Fast processing and continuous simulation of automotive structural composite components

Due to application-specific tailoring, continuous fiber reinforced plastics (CoFRP) provide an exceptional lightweight potential and are particularly suited for structural components. The use of CoFRP specifically for weight reduction of the automotive car body is the major focus of this feature article. Automotive mass production requires fast and qualified, thus highly automated and material efficient manufacturing technologies. Consequently, CoFRP manufacturing for automotive differs considerably from conventional CoFRP manufacturing for aerospace, particularly in terms of higher throughput with higher investment, but lower operating effort. Furthermore, automotive structures have smaller dimensions with more complex shapes, which makes it more challenging to avoid forming defects and to ensure complete injection. Since manufacturing makes the main difference between automotive and aerospace composite components, this feature article puts emphasis on the process technologies and on the corresponding material behavior and process simulation methods.
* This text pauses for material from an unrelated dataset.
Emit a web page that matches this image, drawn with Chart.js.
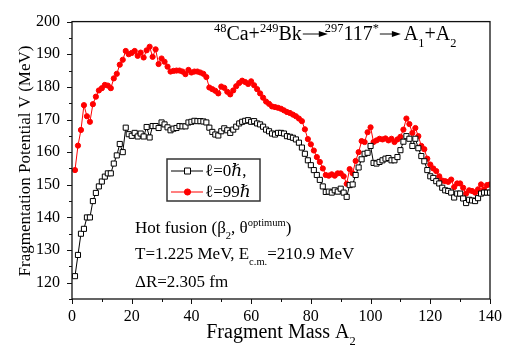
<!DOCTYPE html>
<html>
<head>
<meta charset="utf-8">
<script src="https://cdn.jsdelivr.net/npm/chart.js@4.4.1/dist/chart.umd.min.js"></script>
<style>
    html, body { margin: 0; padding: 0; background: #fff; }
</style>
</head>
<body>
<canvas id="chart" width="510" height="354"></canvas>
<script>
const massA = [
    1, 2, 3, 4, 5, 6, 7, 8, 9, 10,
    11, 12, 13, 14, 15, 16, 17, 18, 19, 20,
    21, 22, 23, 24, 25, 26, 27, 28, 29, 30,
    31, 32, 33, 34, 35, 36, 37, 38, 39, 40,
    41, 42, 43, 44, 45, 46, 47, 48, 49, 50,
    51, 52, 53, 54, 55, 56, 57, 58, 59, 60,
    61, 62, 63, 64, 65, 66, 67, 68, 69, 70,
    71, 72, 73, 74, 75, 76, 77, 78, 79, 80,
    81, 82, 83, 84, 85, 86, 87, 88, 89, 90,
    91, 92, 93, 94, 95, 96, 97, 98, 99, 100,
    101, 102, 103, 104, 105, 106, 107, 108, 109, 110,
    111, 112, 113, 114, 115, 116, 117, 118, 119, 120,
    121, 122, 123, 124, 125, 126, 127, 128, 129, 130,
    131, 132, 133, 134, 135, 136, 137, 138, 139, 140
];

// l = 0 hbar (black open squares)
const potentialL0 = [
    122, 128.5, 135, 136.5, 140, 140, 145, 147.5, 149.5, 151,
    152.5, 153.5, 153.5, 156.5, 159, 162.5, 160, 167.5, 165.5, 165,
    165.9, 164.8, 165.7, 164.8, 167.7, 164.5, 168, 168, 167.4, 169.1,
    168.5, 167.6, 166.7, 167.2, 167.4, 168, 167.9, 167.9, 169.1, 169.3,
    169.6, 169.5, 169.5, 169.4, 169.1, 167.5, 166.2, 165.4, 165.1, 166.4,
    167.3, 166.7, 165.9, 166.9, 167.8, 168.8, 169.3, 169.6, 169.8, 169.3,
    169.5, 168.8, 168.5, 167.8, 166.9, 166.4, 165.7, 165.4, 165.9, 165.9,
    165.7, 164.9, 164.7, 164.4, 163.9, 162.9, 161.4, 159.5, 157.5, 156,
    154.5, 153, 151.5, 149.5, 147.8, 147.9, 147.6, 148.3, 147.9, 148.8,
    147.6, 146.3, 149.9, 150.1, 153, 155.3, 157.8, 159.5, 159.8, 161.9,
    156.7, 156.5, 157, 157.5, 158, 158.2, 157.5, 157.5, 158.5, 160.6,
    163.2, 164.9, 164.1, 161.9, 164.1, 161.2, 158.8, 157.2, 154.5, 152.6,
    152.1, 151.1, 150.4, 149.1, 148.3, 148.1, 147.6, 146.1, 147.3, 147.3,
    145.8, 144.4, 145.4, 145.2, 145, 145.9, 147.3, 147.6, 147.6, 147.6
];

// l = 99 hbar (red filled circles)
const potentialL99 = [
    154.5, 162, 166.8, 174.4, 171, 169.3, 174.7, 177, 178.9, 179.6,
    180.6, 180.4, 179.6, 182.6, 184, 186.8, 188.3, 191, 190, 190.4,
    191, 189.5, 190.5, 189, 191.2, 192.3, 189.2, 191.5, 187, 188.7,
    187.7, 186.2, 184.7, 184.9, 185, 185, 184.7, 183.9, 185.2, 184.4,
    184.7, 184.7, 184.4, 184, 183, 179.8, 179.3, 178.8, 178, 180.1,
    179.7, 178.5, 177.7, 178.9, 180.2, 181.2, 181.9, 181.5, 180.9, 181.7,
    180.5, 179.3, 178, 176.7, 175.5, 174.8, 174, 173.8, 173.6, 173.3,
    172.8, 172.3, 172, 171.5, 171, 170.3, 169.5, 167, 164, 162.4,
    160.5, 158.5, 157, 155, 153, 152.8, 153.2, 152.8, 153.5, 153.5,
    152.6, 150.3, 154.8, 153.5, 157.3, 160, 163.4, 163.1, 166.1, 167.6,
    163.1, 163.6, 164.1, 163.9, 164.2, 163.6, 164.1, 163.1, 163.9, 164.7,
    166.9, 170.3, 168.6, 165.9, 167.4, 164.9, 161.9, 160.9, 158, 156.2,
    155, 154.2, 152.6, 151.3, 151.1, 150.9, 151.6, 149.3, 150.4, 150.4,
    149.1, 147.3, 148.3, 148.1, 147.6, 148.6, 150.1, 148.6, 149.9, 150.1
];

const xTickValues = [0, 20, 40, 60, 80, 100, 120, 140];
const yTickValues = [120, 130, 140, 150, 160, 170, 180, 190, 200];
const seriesNames = ['\u2113=0\u210F,', '\u2113=99\u210F'];

const serif = "'Liberation Serif', 'DejaVu Serif', serif";

// draws a run of text pieces, some raised or lowered, plus arrows
function drawRich(ctx, x, y, size, parts, measureOnly) {
    let cx = x;
    parts.forEach(p => {
        if (p.arrow) {
            if (!measureOnly) {
                const ay = y - size * 0.3;
                ctx.beginPath();
                ctx.moveTo(cx + 1, ay);
                ctx.lineTo(cx + p.arrow - 8, ay);
                ctx.lineWidth = 1;
                ctx.stroke();
                ctx.beginPath();
                ctx.moveTo(cx + p.arrow - 1, ay);
                ctx.lineTo(cx + p.arrow - 10, ay - 3);
                ctx.lineTo(cx + p.arrow - 10, ay + 3);
                ctx.closePath();
                ctx.fill();
            }
            cx += p.adv !== undefined ? p.adv : p.arrow;
            return;
        }
        let fs = size, dy = 0;
        if (p.sup) { fs = size * 0.62; dy = -size * 0.42; }
        if (p.sub) { fs = size * 0.62; dy = size * 0.33; }
        ctx.font = `${fs}px ${serif}`;
        if (!measureOnly) ctx.fillText(p.t, cx, y + dy);
        cx += ctx.measureText(p.t).width;
    });
    return cx - x;
}

const decorations = {
    id: 'decorations',
    afterDraw(chart) {
        const ctx = chart.ctx;
        const a = chart.chartArea;
        const xs = chart.scales.x;
        const ys = chart.scales.y;
        ctx.save();
        ctx.strokeStyle = '#111';
        ctx.fillStyle = '#000';

        // frame
        ctx.lineWidth = 1.3;
        ctx.strokeRect(a.left, a.top, a.right - a.left, a.bottom - a.top);

        // outward ticks, major and minor
        ctx.lineWidth = 1;
        ctx.beginPath();
        for (let v = 0; v <= 140; v += 10) {
            const px = Math.round(xs.getPixelForValue(v)) + 0.5;
            const len = v % 20 === 0 ? 5 : 3;
            ctx.moveTo(px, a.bottom);
            ctx.lineTo(px, a.bottom + len);
        }
        for (let v = 115; v <= 200; v += 5) {
            const py = Math.round(ys.getPixelForValue(v)) + 0.5;
            const len = v % 10 === 0 ? 5 : 3;
            ctx.moveTo(a.left, py);
            ctx.lineTo(a.left - len, py);
        }
        ctx.stroke();

        ctx.textBaseline = 'alphabetic';
        ctx.textAlign = 'left';

        // reaction label
        drawRich(ctx, 214, 40, 20, [
            {t: '48', sup: true}, {t: 'Ca+'}, {t: '249', sup: true}, {t: 'Bk'},
            {arrow: 27, adv: 23}, {t: '297', sup: true}, {t: '117'}, {t: '*', sup: true},
            {arrow: 23, adv: 25}, {t: 'A'}, {t: '1', sub: true}, {t: '+A'}, {t: '2', sub: true}
        ]);

        // conditions
        drawRich(ctx, 135, 233, 17, [
            {t: 'Hot fusion (\u03B2'}, {t: '2', sub: true}, {t: ', \u03B8'},
            {t: 'optimum', sup: true}, {t: ')'}
        ]);
        drawRich(ctx, 135, 259, 17, [
            {t: 'T=1.225 MeV, E'}, {t: 'c.m.', sub: true}, {t: '=210.9 MeV'}
        ]);
        drawRich(ctx, 135, 287, 17, [{t: '\u0394R=2.305 fm'}]);

        // x axis title
        const xt = [{t: 'Fragment Mass A'}, {t: '2', sub: true}];
        const w = drawRich(ctx, 0, 0, 20, xt, true);
        drawRich(ctx, (a.left + a.right) / 2 - w / 2, 338, 20, xt);

        // y axis title
        ctx.save();
        ctx.translate(30, 161);
        ctx.rotate(-Math.PI / 2);
        ctx.font = `17px ${serif}`;
        ctx.textAlign = 'center';
        ctx.fillText('Fragmentation Potential V (MeV)', 0, 0);
        ctx.restore();

        // legend
        ctx.lineWidth = 1.5;
        ctx.strokeStyle = '#333';
        ctx.strokeRect(167, 159, 93, 42);
        chart.data.datasets.forEach((ds, i) => {
            const ly = 171 + i * 21;
            ctx.strokeStyle = ds.borderColor;
            ctx.lineWidth = 1;
            ctx.beginPath();
            ctx.moveTo(171, ly);
            ctx.lineTo(203, ly);
            ctx.stroke();
            ctx.fillStyle = ds.pointBackgroundColor;
            ctx.strokeStyle = ds.pointBorderColor;
            ctx.beginPath();
            if (ds.pointStyle === 'rect') {
                ctx.rect(184.5, ly - 3, 6, 6);
            } else {
                ctx.arc(187.5, ly, ds.pointRadius + 0.5, 0, Math.PI * 2);
            }
            ctx.fill();
            ctx.stroke();
            ctx.fillStyle = '#000';
            ctx.font = `17px ${serif}`;
            ctx.textBaseline = 'middle';
            ctx.fillText(ds.label, 205, ly + 1);
            ctx.textBaseline = 'alphabetic';
        });

        ctx.restore();
    }
};

new Chart(document.getElementById('chart'), {
    type: 'line',
    data: {
        datasets: [{
            label: seriesNames[0],
            data: massA.map((a, i) => ({x: a, y: potentialL0[i]})),
            borderColor: '#000',
            borderWidth: 1,
            pointStyle: 'rect',
            pointRadius: 3.6,
            pointBackgroundColor: '#fff',
            pointBorderColor: '#000',
            pointBorderWidth: 1,
            tension: 0
        }, {
            label: seriesNames[1],
            data: massA.map((a, i) => ({x: a, y: potentialL99[i]})),
            borderColor: '#ff0000',
            borderWidth: 1,
            pointStyle: 'circle',
            pointRadius: 2.6,
            pointBackgroundColor: '#ff0000',
            pointBorderColor: '#ff0000',
            pointBorderWidth: 1,
            tension: 0
        }]
    },
    options: {
        responsive: false,
        animation: false,
        layout: {padding: {left: 0, right: 16, top: 11, bottom: 0}},
        plugins: {legend: {display: false}, tooltip: {enabled: false}},
        scales: {
            x: {
                type: 'linear',
                min: 0,
                max: 140,
                grid: {display: false, drawTicks: false},
                border: {display: false},
                afterBuildTicks: scale => { scale.ticks = xTickValues.map(v => ({value: v})); },
                afterFit: scale => { scale.height = 55; },
                ticks: {
                    font: {family: serif, size: 16},
                    color: '#000',
                    padding: 8,
                    maxRotation: 0,
                    autoSkip: false
                }
            },
            y: {
                type: 'linear',
                min: 115,
                max: 200,
                grid: {display: false, drawTicks: false},
                border: {display: false},
                afterBuildTicks: scale => { scale.ticks = yTickValues.map(v => ({value: v})); },
                afterFit: scale => { scale.width = 72; },
                ticks: {
                    font: {family: serif, size: 16},
                    color: '#000',
                    padding: 12,
                    autoSkip: false
                }
            }
        }
    },
    plugins: [decorations]
});
</script>
</body>
</html>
For a holistic product design of automotive CoFRP components, a simultaneous virtual description and virtual optimization of both manufacturing process and structural capacity is necessary. Production effects must be considered in the part design and, thus, must be reliably predicted by process simulation as well as taken into account in subsequent simulation steps. This feature article therefore evaluates the current state of the art in the continuous virtual representation of CoFRP process chains, including the process steps forming, injection and curing. Furthermore, the integrated optimization along this CAE chain is a key factor for an economic part design and therefore another major subject of this article.